On 2 December 2015, the Investigative Department of the Ministry of National Security of Turkmenistan in the Dashoguz velayat (region) opened a criminal case against him in connection with clause 1 of the Article 177 (‘Raising Social, National or Religious Enmity’) of the Criminal Code, which provides up to three years in prison as a punishment. A similar charge was made in absentia in respect to his brother Tachmyrat, who also lived in St. Petersburg.
Ashyrbai Bekiyev was detained on 22 May 2016 and has been in SIZO-4 of St. Petersburg since then. During the debate in Supreme Court of Russia his defence insisted that the charges against him do not have a serious justification and are based on speculation and rumours.
However, on 27 December 2016 Deputy Prosecutor General of Russia Sahak Karapetyan ordered the extradition of Ashyrbai Bekiyev according to the procedures stipulated by the Minsk Convention, which the CIS countries signed on 22 January 1993. This decision was appealed by his defence, though next level St. Petersburg City Court dismissed complaints of Ashyrbai Bekiyev. The decision of the St. Petersburg City Court was appealed in the Supreme Court of Russia.
During the hearings in the Supreme Court appealing against the previous St. Petersburg City Court decision, Lawyer Sergei Bykovsky detailed the existence of a threat of torture in Turkmenistan and personal risks for Mr Bekiyev (his brother and relatives were persecuted for religious reasons and disappeared without a trace in Turkmen prisons); stressed the insufficiency of the ‘diplomatic guarantees’ presented by the Turkmen side.
Sergei Bykovsky mentioned the FSB document in the case file which says that Mr Bekiyev during his residence in Russia had not posed a threat to the security of the country. Meanwhile, the accusation against Mr Bekiyev in Turkmenistan is based on assumptions about his alleged involvement in terrorist activities in Russia.
Claims of the investigative body that Mr Bekiyev had disappeared from the investigation in Turkmenistan also do not correspond to reality according to Mr Bykovsky, since his client legally lived in Russia, where he moved long before the start of the criminal case.
The court granted the defence’s motion to file the appeal of Human Rights Watch to the Prosecutor General of the Russian Federation dated 16 May 2017, a letter from the UNHCR office in Russia, and an ECHR document on the application of Rule 39 to prevent Mr Bekiyev's extradition to Turkmenistan.

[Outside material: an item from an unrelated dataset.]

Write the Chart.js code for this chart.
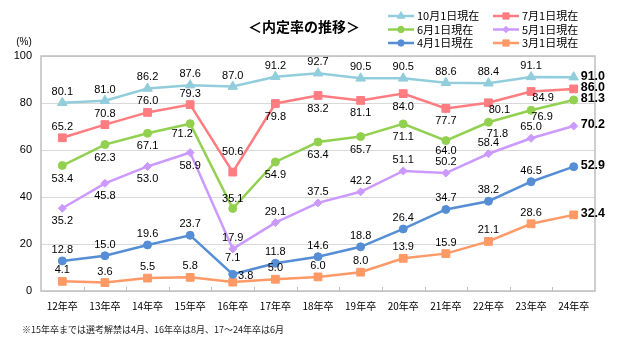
<!DOCTYPE html>
<html>
<head>
<meta charset="utf-8">
<script src="https://cdn.jsdelivr.net/npm/chart.js@4.4.0/dist/chart.umd.min.js"></script>
<style>
  body { margin: 0; background: #fff; }
</style>
</head>
<body>
<canvas id="myChart" width="621" height="349"></canvas>
<script>
// 卒業年（x軸）
const years = ['12年卒','13年卒','14年卒','15年卒','16年卒','17年卒','18年卒','19年卒','20年卒','21年卒','22年卒','23年卒','24年卒'];

// 内定率（%）
const oct1 = [80.1, 81.0, 86.2, 87.6, 87.0, 91.2, 92.7, 90.5, 90.5, 88.6, 88.4, 91.1, 91.0];
const jul1 = [65.2, 70.8, 76.0, 79.3, 50.6, 79.8, 83.2, 81.1, 84.0, 77.7, 80.1, 84.9, 86.0];
const jun1 = [53.4, 62.3, 67.1, 71.2, 35.1, 54.9, 63.4, 65.7, 71.1, 64.0, 71.8, 76.9, 81.3];
const may1 = [35.2, 45.8, 53.0, 58.9, 17.9, 29.1, 37.5, 42.2, 51.1, 50.2, 58.4, 65.0, 70.2];
const apr1 = [12.8, 15.0, 19.6, 23.7, 7.1, 11.8, 14.6, 18.8, 26.4, 34.7, 38.2, 46.5, 52.9];
const mar1 = [4.1, 3.6, 5.5, 5.8, 3.8, 5.0, 6.0, 8.0, 13.9, 15.9, 21.1, 28.6, 32.4];

const seriesNames = ['10月1日現在','7月1日現在','6月1日現在','5月1日現在','4月1日現在','3月1日現在'];

// y軸
const yMin = 0, yMax = 100, yStep = 20;

const titleText = '＜内定率の推移＞';
const unitText = '(%)';
const noteText = '※15年卒までは選考解禁は4月、16年卒は8月、17～24年卒は6月';

const jpFont = '"Noto Sans CJK JP", sans-serif';
const numFont = '"Liberation Sans", Arial, sans-serif';

// 値ラベルの位置 a=上 b=下（最後の点は右に太字）
const labelPlace = ['aaaaaaaaaaaa', 'aaaaabbbbbbb', 'bbbbabbbbbbb', 'bbbbaaaaaaaa', 'aaaaaaaaaaaa', 'aaaaaaaaaaaa'];
const labelNudge = {
  '1-4': [0, -20], '1-10': [11, 7], '1-11': [12, 6],
  '2-3': [-8, 10], '2-4': [0, -10], '2-9': [0, 10], '2-10': [9, 12], '2-11': [11, 7],
  '4-4': [0, -16], '5-4': [13, -6]
};

const styles = [
  { color: '#92CDDC', point: 'triangle', r: 5.5 },
  { color: '#FF7C80', point: 'rect', r: 5.5 },
  { color: '#92D050', point: 'circle', r: 4 },
  { color: '#CC99FF', point: 'rectRot', r: 4 },
  { color: '#558ED5', point: 'circle', r: 4 },
  { color: '#FF9966', point: 'rect', r: 5.5 }
];

const allData = [oct1, jul1, jun1, may1, apr1, mar1];

const datasets = allData.map((d, i) => ({
  label: seriesNames[i],
  data: d,
  borderColor: styles[i].color,
  backgroundColor: styles[i].color,
  pointStyle: styles[i].point,
  pointRadius: styles[i].r,
  pointBorderWidth: 1,
  borderWidth: 2.5,
  tension: 0
}));

// タイトル・凡例・注記・枠線
const framePlugin = {
  id: 'frame',
  beforeDatasetsDraw(chart) {
    const ctx = chart.ctx;
    const a = chart.chartArea;
    ctx.save();
    ctx.strokeStyle = '#BFBFBF';
    ctx.lineWidth = 1.5;
    ctx.strokeRect(a.left, a.top, a.right - a.left, a.bottom - a.top);
    // x軸の目盛り（内向き）
    const n = chart.data.labels.length;
    const w = (a.right - a.left) / n;
    ctx.lineWidth = 1;
    for (let i = 1; i < n; i++) {
      const x = Math.round(a.left + i * w) + 0.5;
      ctx.beginPath();
      ctx.moveTo(x, a.bottom);
      ctx.lineTo(x, a.bottom - 4);
      ctx.stroke();
    }
    ctx.restore();
  },
  afterDraw(chart) {
    const ctx = chart.ctx;
    ctx.save();
    ctx.fillStyle = '#000';
    ctx.textBaseline = 'middle';

    // タイトル
    ctx.font = 'bold 14px ' + jpFont;
    ctx.textAlign = 'center';
    ctx.fillText(titleText, 304, 27);

    // 単位
    ctx.font = '10px ' + numFont;
    ctx.fillText(unitText, 24, 42);

    // 凡例（2列×3行）
    ctx.font = '11px ' + jpFont;
    ctx.textAlign = 'left';
    chart.data.datasets.forEach((ds, i) => {
      const x = [388, 493][i % 2];
      const y = [16, 29.5, 43][Math.floor(i / 2)];
      ctx.strokeStyle = ds.borderColor;
      ctx.fillStyle = ds.borderColor;
      ctx.lineWidth = 2.5;
      ctx.beginPath();
      ctx.moveTo(x, y);
      ctx.lineTo(x + 26, y);
      ctx.stroke();
      ctx.lineWidth = 1;
      Chart.helpers.drawPoint(ctx, { pointStyle: ds.pointStyle, radius: ds.pointRadius * 0.8, rotation: 0, borderWidth: 1 }, x + 13, y);
      ctx.fillStyle = '#000';
      ctx.fillText(ds.label, x + 29, y);
    });

    // 注記
    ctx.font = '9px ' + jpFont;
    ctx.fillStyle = '#222';
    ctx.fillText(noteText, 22, 330);
    ctx.restore();
  }
};

// 値ラベル
const valuePlugin = {
  id: 'values',
  afterDatasetsDraw(chart) {
    const ctx = chart.ctx;
    ctx.save();
    ctx.fillStyle = '#000';
    ctx.textBaseline = 'middle';
    chart.data.datasets.forEach((ds, di) => {
      const meta = chart.getDatasetMeta(di);
      meta.data.forEach((pt, i) => {
        const txt = ds.data[i].toFixed(1);
        if (i === ds.data.length - 1) {
          ctx.font = 'bold 12.5px ' + numFont;
          ctx.textAlign = 'left';
          ctx.fillText(txt, pt.x + 7, pt.y - 1);
          return;
        }
        ctx.font = '11px ' + numFont;
        ctx.textAlign = 'center';
        let off = labelPlace[di][i] === 'b' ? [0, 13] : [0, -11];
        const nudge = labelNudge[di + '-' + i];
        if (nudge) off = nudge;
        ctx.fillText(txt, pt.x + off[0], pt.y + off[1]);
      });
    });
    ctx.restore();
  }
};

const config = {
  type: 'line',
  data: { labels: years, datasets: datasets },
  options: {
    responsive: false,
    animation: false,
    devicePixelRatio: 1,
    layout: { padding: { left: 0, right: 26, top: 56, bottom: 28 } },
    plugins: {
      legend: { display: false },
      title: { display: false },
      tooltip: { enabled: false }
    },
    scales: {
      x: {
        offset: true,
        grid: { display: false },
        border: { display: false },
        ticks: { color: '#000', font: { family: jpFont, size: 10 }, padding: 1, maxRotation: 0 },
        afterFit: (s) => { s.height = 30; }
      },
      y: {
        min: yMin,
        max: yMax,
        grid: { color: '#D9D9D9', lineWidth: 1, drawTicks: false },
        border: { display: false },
        ticks: { stepSize: yStep, color: '#000', font: { family: numFont, size: 11 }, padding: 9 },
        afterFit: (s) => { s.width = 41; }
      }
    }
  },
  plugins: [framePlugin, valuePlugin]
};

new Chart(document.getElementById('myChart'), config);
</script>
</body>
</html>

Mr Bekiyev himself made a short statement in Turkmen language during the court hearings that he never violated the laws of Russia, that he is a religious and a family man, moved to Russia to raise children decent citizens, and in case of extradition to Turkmenistan he does not expect a fair trial there.
Prosecutor Guliyev said in his speech that there are assurances from the Turkmen side that the criminal case against Mr Bekiyev does not intend to pursue him for political reasons, and in case of extradition Mr Bekiyev will be provided with all possible protection. In general, according to the prosecutor the extradition to Turkmenistan ‘is in accordance with international obligations and laws of our country,’ and the adoption of the complaint by the European Court of Human Rights only temporarily suspends this process.
Guliyev noted that on 29 August 2016 Mr Bekiev's application for asylum in Russia had been rejected, but did not mention that at the end of March 2017 a new application for temporary asylum was submitted, a decision on which has not yet been made.
As a result of the court hearings, the board of the Supreme Court of the Russian Federation made a decision to dismiss claims (one of the judges made a dissenting opinion). The full text of the judgment will not be available until early June. Meanwhile, the deadline for the detention of Mr Bekiev expires soon, and as the lawyer Olga Tseitlina expects a fight for his release, Vitaly Ponomarev reported.